REQUIRED WORK =
Leaving out the pictures, output the lines from the one that contains "Write a LaTeX" through the end of the material, exactly as they stand.

DATA FOR THIS EXERCISE =
# # # #
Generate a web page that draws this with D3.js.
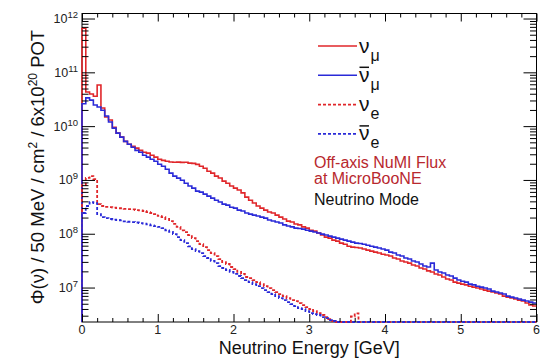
<!DOCTYPE html>
<html><head><meta charset="utf-8">
<script src="https://cdn.jsdelivr.net/npm/d3@7"></script>
<style>body{margin:0;background:#fff}svg{display:block}</style>
</head><body>
<svg id="c" width="544" height="360"></svg>
<script>
// ---- data: flux per 50 MeV bin, 0-6 GeV (120 bins) ----
const binWidth = 0.05;
const numu = [
 6.6e11, 4.3e10, 3.95e10, 3.6e10, 5.8e10, 2.17e10, 1.48e10, 1.3e10, 9.5e9, 7.4e9,
 6.25e9, 5.2e9, 4.6e9, 4.2e9, 3.9e9, 3.55e9, 3.27e9, 3.15e9, 2.87e9, 2.65e9,
 2.42e9, 2.31e9, 2.22e9, 2.15e9, 2.13e9, 2.14e9, 2.12e9, 2.13e9, 2.05e9, 2.03e9,
 1.95e9, 1.8e9, 1.65e9, 1.45e9, 1.34e9, 1.18e9, 1.09e9, 9.5e8, 8.7e8, 7.7e8,
 7.05e8, 6.5e8, 5.75e8, 4.8e8, 4.2e8, 3.72e8, 3.28e8, 3.0e8, 2.75e8, 2.53e8,
 2.43e8, 2.22e8, 2.04e8, 1.88e8, 1.72e8, 1.65e8, 1.52e8, 1.46e8, 1.34e8, 1.27e8,
 1.16e8, 1.12e8, 1.03e8, 9.45e7, 8.65e7, 8.3e7, 7.6e7, 7.3e7, 6.7e7, 6.4e7,
 5.85e7, 5.65e7, 5.55e7, 5.45e7, 5.2e7, 4.97e7, 4.76e7, 4.56e7, 4.38e7, 4.17e7,
 4.02e7, 3.85e7, 3.54e7, 3.39e7, 3.12e7, 2.98e7, 2.85e7, 2.62e7, 2.51e7, 2.31e7,
 2.21e7, 2.04e7, 1.95e7, 1.79e7, 1.71e7, 1.57e7, 1.44e7, 1.38e7, 1.26e7, 1.21e7,
 1.16e7, 1.12e7, 1.06e7, 1.02e7, 9.8e6, 9.4e6, 8.97e6, 8.6e6, 8.25e6, 7.9e6,
 7.57e6, 6.94e6, 6.65e6, 6.38e6, 6.11e6, 5.85e6, 5.61e6, 5.15e6, 4.73e6, 4.53e6
];
const numubar = [
 2.6e10, 3.35e10, 3.05e10, 2.47e10, 2.27e10, 1.98e10, 1.54e10, 1.19e10, 9.2e9, 7.4e9,
 6.25e9, 5.2e9, 4.6e9, 4.05e9, 3.55e9, 3.27e9, 2.87e9, 2.65e9, 2.42e9, 2.22e9,
 1.96e9, 1.8e9, 1.58e9, 1.34e9, 1.18e9, 1.08e9, 9.9e8, 8.7e8, 7.7e8, 7.05e8,
 6.2e8, 5.95e8, 5.45e8, 5.0e8, 4.6e8, 4.2e8, 3.88e8, 3.55e8, 3.4e8, 3.1e8,
 3.0e8, 2.75e8, 2.65e8, 2.43e8, 2.32e8, 2.22e8, 2.14e8, 2.04e8, 1.95e8, 1.8e8,
 1.73e8, 1.65e8, 1.58e8, 1.46e8, 1.39e8, 1.34e8, 1.27e8, 1.25e8, 1.22e8, 1.16e8,
 1.12e8, 1.08e8, 1.03e8, 9.85e7, 9.45e7, 9.05e7, 8.65e7, 8.3e7, 7.95e7, 7.6e7,
 7.3e7, 6.98e7, 6.7e7, 6.6e7, 6.4e7, 6.12e7, 5.85e7, 5.65e7, 5.45e7, 5.2e7,
 4.97e7, 4.56e7, 4.38e7, 4.02e7, 3.85e7, 3.54e7, 3.39e7, 3.12e7, 2.98e7, 2.74e7,
 2.51e7, 2.41e7, 2.85e7, 2.12e7, 1.95e7, 1.87e7, 1.71e7, 1.64e7, 1.5e7, 1.38e7,
 1.31e7, 1.26e7, 1.16e7, 1.12e7, 1.06e7, 1.02e7, 9.8e6, 9.4e6, 8.6e6, 8.25e6,
 7.9e6, 7.57e6, 6.94e6, 6.65e6, 6.38e6, 6.11e6, 5.85e6, 5.61e6, 5.37e6, 5.15e6
];
const nue = [
 8.0e8, 1.09e9, 1.18e9, 1.04e9, 3.55e8, 3.28e8, 3.15e8, 3.12e8, 3.06e8, 3.0e8,
 2.98e8, 2.9e8, 2.87e8, 2.84e8, 2.75e8, 2.73e8, 2.65e8, 2.52e8, 2.43e8, 2.32e8,
 2.14e8, 2.04e8, 1.88e8, 1.72e8, 1.52e8, 1.34e8, 1.16e8, 1.07e8, 9.45e7, 8.3e7,
 7.3e7, 6.4e7, 5.65e7, 4.97e7, 4.38e7, 3.85e7, 3.39e7, 2.98e7, 2.74e7, 2.41e7,
 2.21e7, 1.95e7, 1.79e7, 1.57e7, 1.5e7, 1.38e7, 1.26e7, 1.16e7, 1.06e7, 9.8e6,
 8.97e6, 8.25e6, 7.57e6, 6.94e6, 6.38e6, 5.85e6, 5.61e6, 5.15e6, 4.73e6, 4.34e6,
 3.98e6, 3.66e6, 3.36e6, 3.09e6, 2.83e6, 2.6e6, 2.39e6, 0, 0, 0,
 0, 2.9e6, 3.3e6, 0, 0, 0, 0, 0, 0, 0,
 0, 0, 0, 0, 0, 0, 0, 0, 0, 0,
 0, 0, 0, 0, 0, 0, 0, 0, 0, 0,
 0, 0, 0, 0, 0, 0, 0, 0, 0, 0,
 0, 0, 0, 0, 0, 0, 0, 0, 0, 0
];
const nuebar = [
 2.43e8, 3.28e8, 3.88e8, 3.72e8, 2.32e8, 2.04e8, 1.95e8, 1.88e8, 1.83e8, 1.8e8,
 1.77e8, 1.7e8, 1.67e8, 1.65e8, 1.62e8, 1.58e8, 1.54e8, 1.49e8, 1.43e8, 1.38e8,
 1.34e8, 1.27e8, 1.16e8, 1.08e8, 9.85e7, 8.65e7, 7.6e7, 6.7e7, 5.85e7, 5.2e7,
 4.76e7, 4.38e7, 3.85e7, 3.54e7, 3.12e7, 2.85e7, 2.51e7, 2.31e7, 2.12e7, 1.95e7,
 1.79e7, 1.64e7, 1.5e7, 1.38e7, 1.26e7, 1.16e7, 1.06e7, 9.8e6, 8.97e6, 8.25e6,
 7.57e6, 6.94e6, 6.38e6, 5.85e6, 5.37e6, 4.93e6, 4.53e6, 4.16e6, 3.98e6, 3.66e6,
 3.36e6, 3.22e6, 3.09e6, 2.83e6, 2.71e6, 2.49e6, 2.39e6, 0, 0, 0,
 0, 0, 0, 0, 0, 0, 0, 0, 0, 0,
 0, 0, 0, 0, 0, 0, 0, 0, 0, 0,
 0, 0, 0, 0, 0, 0, 0, 0, 0, 0,
 0, 0, 0, 0, 0, 0, 0, 0, 0, 0,
 0, 0, 0, 0, 0, 0, 0, 0, 0, 0
];
const xTickLabels = ["0","1","2","3","4","5","6"];
const yDecadeExps = [7, 8, 9, 10, 11, 12];
const legendSymbols = ["ν", "ν", "ν", "ν"];
const legendSubs = ["μ", "μ", "e", "e"];
const legendBars = [false, true, false, true];
const infoLines = ["Off-axis NuMI Flux", "at MicroBooNE", "Neutrino Mode"];

// ---- styles ----
const RED = "#e0262a", BLUE = "#2a2ad8", TXTRED = "#b8282e";
const FONT = "'Liberation Sans', Arial, Helvetica, sans-serif";
const seriesDefs = [
  {vals: numu, color: RED, dash: null},
  {vals: numubar, color: BLUE, dash: null},
  {vals: nue, color: RED, dash: "3,2"},
  {vals: nuebar, color: BLUE, dash: "3,2"}
];

const svg = d3.select("#c");
const L = 82, R = 536.5, T = 13.5, B = 322;
const x = d3.scaleLinear().domain([0, 6]).range([L, R]);
const y = d3.scaleLog().domain([2.29e6, 1.24e12]).range([B, T]);
const yMin = y.domain()[0], yMax = y.domain()[1];

svg.append("defs").append("clipPath").attr("id", "clip")
  .append("rect").attr("x", L - 1).attr("y", T).attr("width", R - L + 1).attr("height", B - T + 1);

// frame
svg.append("rect").attr("x", L).attr("y", T).attr("width", R - L).attr("height", B - T)
  .attr("fill", "none").attr("stroke", "#000").attr("stroke-width", 1);

// histograms
const line = d3.line().x(d => x(d[0])).y(d => y(d[1]));
function histPts(vals) {
  const pts = [[0, yMin]];
  vals.forEach((v, i) => {
    const vv = Math.min(Math.max(v, yMin), yMax);
    pts.push([i * binWidth, vv]);
    pts.push([(i + 1) * binWidth, vv]);
  });
  return pts;
}
const hg = svg.append("g").attr("clip-path", "url(#clip)");
seriesDefs.forEach(s => {
  hg.append("path").attr("d", line(histPts(s.vals)))
    .attr("fill", "none").attr("stroke", s.color)
    .attr("stroke-width", s.dash ? 1.8 : 1.6)
    .attr("stroke-dasharray", s.dash)
    .attr("stroke-linejoin", "miter");
});

// ticks
const decades = yDecadeExps.map(e => Math.pow(10, e));
const minorY = [];
for (let k = 6; k <= 12; k++) for (let m = 2; m <= 9; m++) {
  const v = m * Math.pow(10, k);
  if (v >= yMin && v <= yMax) minorY.push(v);
}
const xMajor = d3.range(0, 7, 1);
const xMinor = d3.range(0, 30.5, 1).map(i => i * 0.2).filter(v => Math.abs(v - Math.round(v)) > 1e-6);

function tickGroup(axis, tx, ty) {
  const g = svg.append("g").attr("transform", `translate(${tx},${ty})`).call(axis);
  g.select(".domain").remove();
  g.selectAll("text").remove();
  g.selectAll("line").attr("stroke", "#000").attr("stroke-width", 1);
  return g;
}
tickGroup(d3.axisRight(y).tickValues(decades).tickSize(13).tickFormat(""), L, 0);
tickGroup(d3.axisRight(y).tickValues(minorY).tickSize(6.5).tickFormat(""), L, 0);
tickGroup(d3.axisLeft(y).tickValues(decades).tickSize(13).tickFormat(""), R, 0);
tickGroup(d3.axisLeft(y).tickValues(minorY).tickSize(6.5).tickFormat(""), R, 0);
tickGroup(d3.axisTop(x).tickValues(xMajor).tickSize(8).tickFormat(""), 0, B);
tickGroup(d3.axisTop(x).tickValues(xMinor).tickSize(4).tickFormat(""), 0, B);
tickGroup(d3.axisBottom(x).tickValues(xMajor).tickSize(8).tickFormat(""), 0, T);
tickGroup(d3.axisBottom(x).tickValues(xMinor).tickSize(4).tickFormat(""), 0, T);

// y tick labels
yDecadeExps.forEach(e => {
  const t = svg.append("text").attr("x", 78).attr("y", y(Math.pow(10, e)) + 4.5)
    .attr("text-anchor", "end").attr("font-family", FONT).attr("fill", "#222");
  t.append("tspan").attr("font-size", 12.5).text("10");
  t.append("tspan").attr("font-size", 9.5).attr("dy", -5).text(String(e));
});
// x tick labels
xTickLabels.forEach((lab, i) => {
  svg.append("text").attr("x", x(+lab)).attr("y", 334).attr("text-anchor", "middle")
    .attr("font-family", FONT).attr("font-size", 12.5).attr("fill", "#222").text(lab);
});

// axis titles
svg.append("text").attr("x", (L + R) / 2).attr("y", 354).attr("text-anchor", "middle")
  .attr("font-family", FONT).attr("font-size", 18).attr("fill", "#111").text("Neutrino Energy [GeV]");
const yt = svg.append("text").attr("transform", "translate(43.5,167) rotate(-90)")
  .attr("text-anchor", "middle").attr("font-family", FONT).attr("font-size", 18.5).attr("fill", "#111");
yt.append("tspan").text("Φ(ν) / 50 MeV / cm");
yt.append("tspan").attr("font-size", 12).attr("dy", -7).text("2");
yt.append("tspan").attr("dy", 7).text(" / 6x10");
yt.append("tspan").attr("font-size", 12).attr("dy", -7).text("20");
yt.append("tspan").attr("dy", 7).text(" POT");

// legend
const legY0 = 46, legDY = 29.3;
seriesDefs.forEach((s, i) => {
  const ly = legY0 + i * legDY;
  svg.append("line").attr("x1", 318).attr("x2", 357).attr("y1", ly).attr("y2", ly)
    .attr("stroke", s.color).attr("stroke-width", s.dash ? 1.8 : 1.6)
    .attr("stroke-dasharray", s.dash);
  const sym = svg.append("text").attr("x", 359).attr("y", ly + 6.5)
    .attr("font-family", FONT).attr("font-size", 21).attr("fill", "#111").text(legendSymbols[i]);
  const bb = sym.node().getBBox();
  if (legendBars[i]) {
    svg.append("line").attr("x1", bb.x + 0.5).attr("x2", bb.x + bb.width - 0.5)
      .attr("y1", ly - 8).attr("y2", ly - 8).attr("stroke", "#111").attr("stroke-width", 1.5);
  }
  svg.append("text").attr("x", bb.x + bb.width + 1).attr("y", ly + 14.5)
    .attr("font-family", FONT).attr("font-size", 16).attr("fill", "#111").text(legendSubs[i]);
});

// info text
const infoY = [167.5, 183.5, 204.5];
const infoCol = [TXTRED, TXTRED, "#111"];
infoLines.forEach((t, i) => {
  svg.append("text").attr("x", 314).attr("y", infoY[i]).attr("font-family", FONT)
    .attr("font-size", 16).attr("fill", infoCol[i]).text(t);
});
</script>
</body></html>
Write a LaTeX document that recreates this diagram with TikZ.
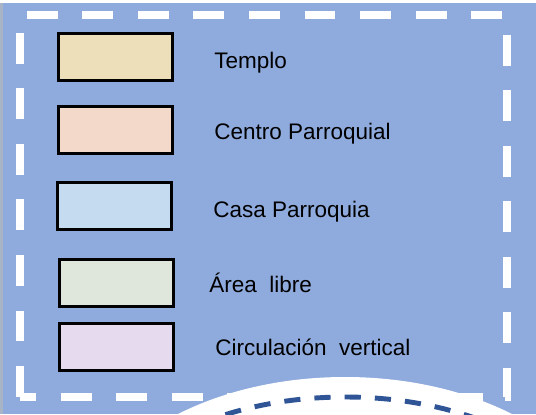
\documentclass[tikz,border=0pt]{standalone}
\usepackage{fontspec}
\setmainfont{Liberation Sans}
\usepackage{tikz}
\definecolor{fondoAzul}{HTML}{8FAADC}
\definecolor{bordeGris}{HTML}{A9B3C6}
\definecolor{azulOscuro}{HTML}{2F5597}
\definecolor{colTemplo}{HTML}{EDDFB9}
\definecolor{colCentro}{HTML}{F2D9C9}
\definecolor{colCasa}{HTML}{C5DCF0}
\definecolor{colArea}{HTML}{DFE6DB}
\definecolor{colCirc}{HTML}{E6DBEE}

\begin{document}
\begin{tikzpicture}[x=0.025cm,y=-0.025cm,
  cajaLeyenda/.style={draw=black,line width=2.2pt,minimum width=2.85cm,minimum height=1.17cm,inner sep=0pt},
  textoLeyenda/.style={anchor=base west,inner sep=0pt,font=\fontsize{16}{19}\selectfont}]
\useasboundingbox (0,0) rectangle (536,414);
\fill[fondoAzul] (0,0) rectangle (536,414);
\fill[bordeGris] (0,0) rectangle (3,414);
\fill[white] (0,0) rectangle (536,3);
% marco discontinuo
\draw[white,line width=5pt,dash pattern=on 22pt off 17.5pt]
  (20,397) -- (20,15) -- (507,15) -- (507,397) -- cycle;
% zona blanca inferior
\fill[white] (345,547) ellipse (268 and 170);
\fill[white] (453,393) rectangle (483,405);
\draw[azulOscuro,line width=3.5pt,dash pattern=on 11.5pt off 10pt] (345,547) ellipse (254 and 150);
% leyenda
\node[cajaLeyenda,fill=colTemplo] (templo) at (115.5,57) {};
\node[cajaLeyenda,fill=colCentro] (centro) at (115.5,130) {};
\node[cajaLeyenda,fill=colCasa] (casa) at (114.5,206) {};
\node[cajaLeyenda,fill=colArea] (area) at (116.5,283) {};
\node[cajaLeyenda,fill=colCirc] (circ) at (116.5,347) {};
\node[textoLeyenda] (tTemplo) at (214,68) {Templo};
\node[textoLeyenda] (tCentro) at (214,139) {Centro Parroquial};
\node[textoLeyenda] (tCasa) at (213,217) {Casa Parroquia};
\node[textoLeyenda] (tArea) at (209,292) {Área\ \ libre};
\node[textoLeyenda] (tCirc) at (215,355) {Circulación\ \ vertical};
\end{tikzpicture}
\end{document}
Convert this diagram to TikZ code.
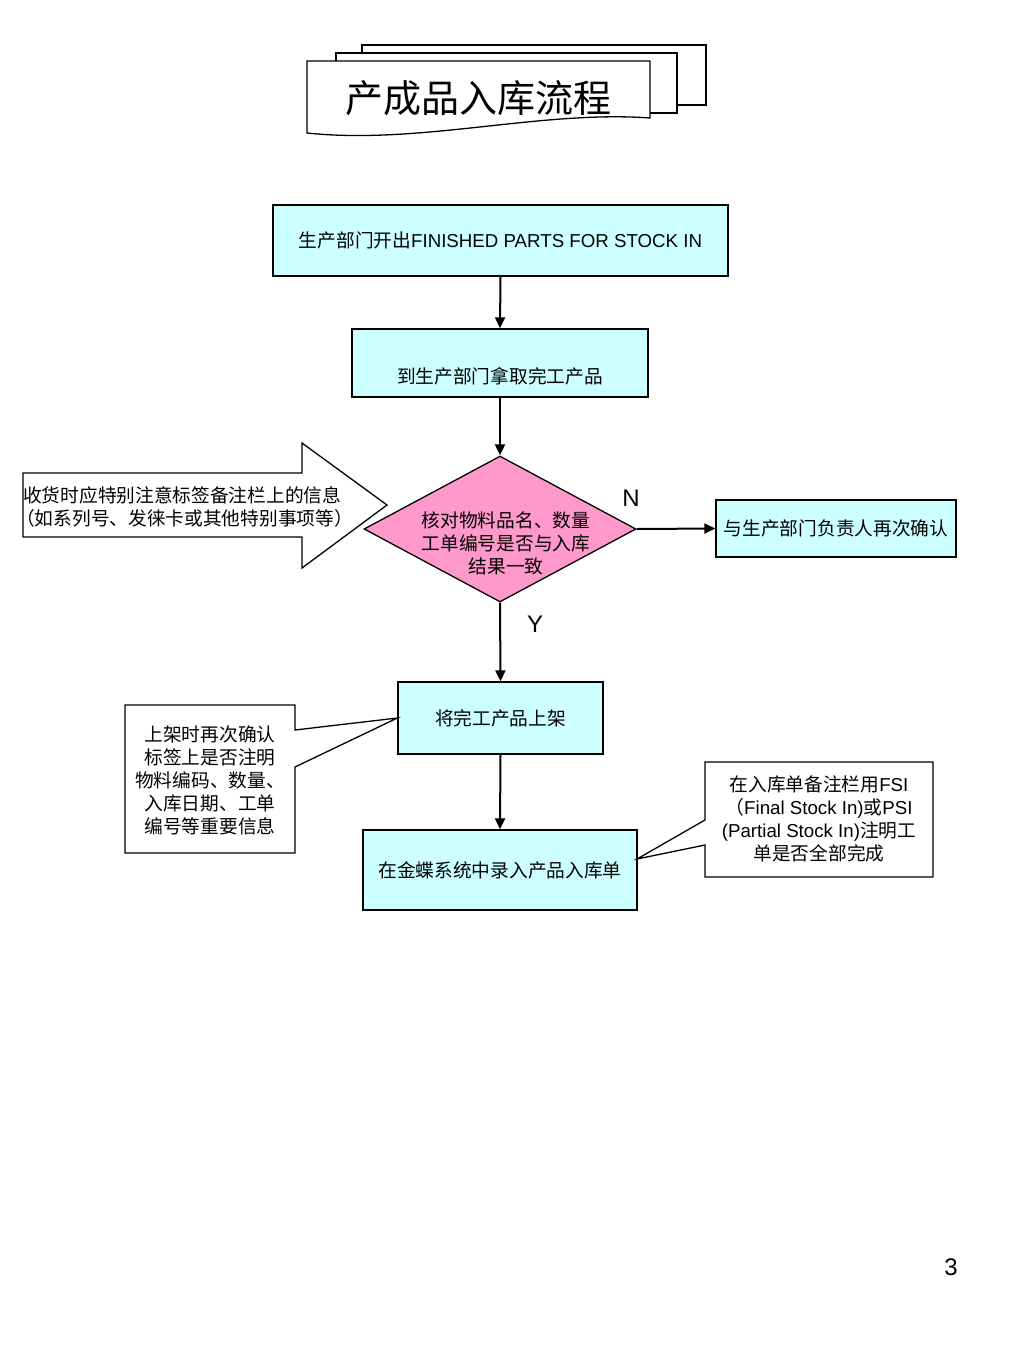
# # # #
RESULT OF THIS TASK =
Write a LaTeX document that recreates this diagram with TikZ.
\documentclass[tikz,border=0pt]{standalone}
\usepackage{fontspec}
\setmainfont{Liberation Sans}
\usepackage{tikz}
\definecolor{fondoAzul}{HTML}{8FAADC}
\definecolor{bordeGris}{HTML}{A9B3C6}
\definecolor{azulOscuro}{HTML}{2F5597}
\definecolor{colTemplo}{HTML}{EDDFB9}
\definecolor{colCentro}{HTML}{F2D9C9}
\definecolor{colCasa}{HTML}{C5DCF0}
\definecolor{colArea}{HTML}{DFE6DB}
\definecolor{colCirc}{HTML}{E6DBEE}

\begin{document}
\begin{tikzpicture}[x=0.025cm,y=-0.025cm,
  cajaLeyenda/.style={draw=black,line width=2.2pt,minimum width=2.85cm,minimum height=1.17cm,inner sep=0pt},
  textoLeyenda/.style={anchor=base west,inner sep=0pt,font=\fontsize{16}{19}\selectfont}]
\useasboundingbox (0,0) rectangle (536,414);
\fill[fondoAzul] (0,0) rectangle (536,414);
\fill[bordeGris] (0,0) rectangle (3,414);
\fill[white] (0,0) rectangle (536,3);
% marco discontinuo
\draw[white,line width=5pt,dash pattern=on 22pt off 17.5pt]
  (20,397) -- (20,15) -- (507,15) -- (507,397) -- cycle;
% zona blanca inferior
\fill[white] (345,547) ellipse (268 and 170);
\fill[white] (453,393) rectangle (483,405);
\draw[azulOscuro,line width=3.5pt,dash pattern=on 11.5pt off 10pt] (345,547) ellipse (254 and 150);
% leyenda
\node[cajaLeyenda,fill=colTemplo] (templo) at (115.5,57) {};
\node[cajaLeyenda,fill=colCentro] (centro) at (115.5,130) {};
\node[cajaLeyenda,fill=colCasa] (casa) at (114.5,206) {};
\node[cajaLeyenda,fill=colArea] (area) at (116.5,283) {};
\node[cajaLeyenda,fill=colCirc] (circ) at (116.5,347) {};
\node[textoLeyenda] (tTemplo) at (214,68) {Templo};
\node[textoLeyenda] (tCentro) at (214,139) {Centro Parroquial};
\node[textoLeyenda] (tCasa) at (213,217) {Casa Parroquia};
\node[textoLeyenda] (tArea) at (209,292) {Área\ \ libre};
\node[textoLeyenda] (tCirc) at (215,355) {Circulación\ \ vertical};
\end{tikzpicture}
\end{document}
Convert this diagram to TikZ code.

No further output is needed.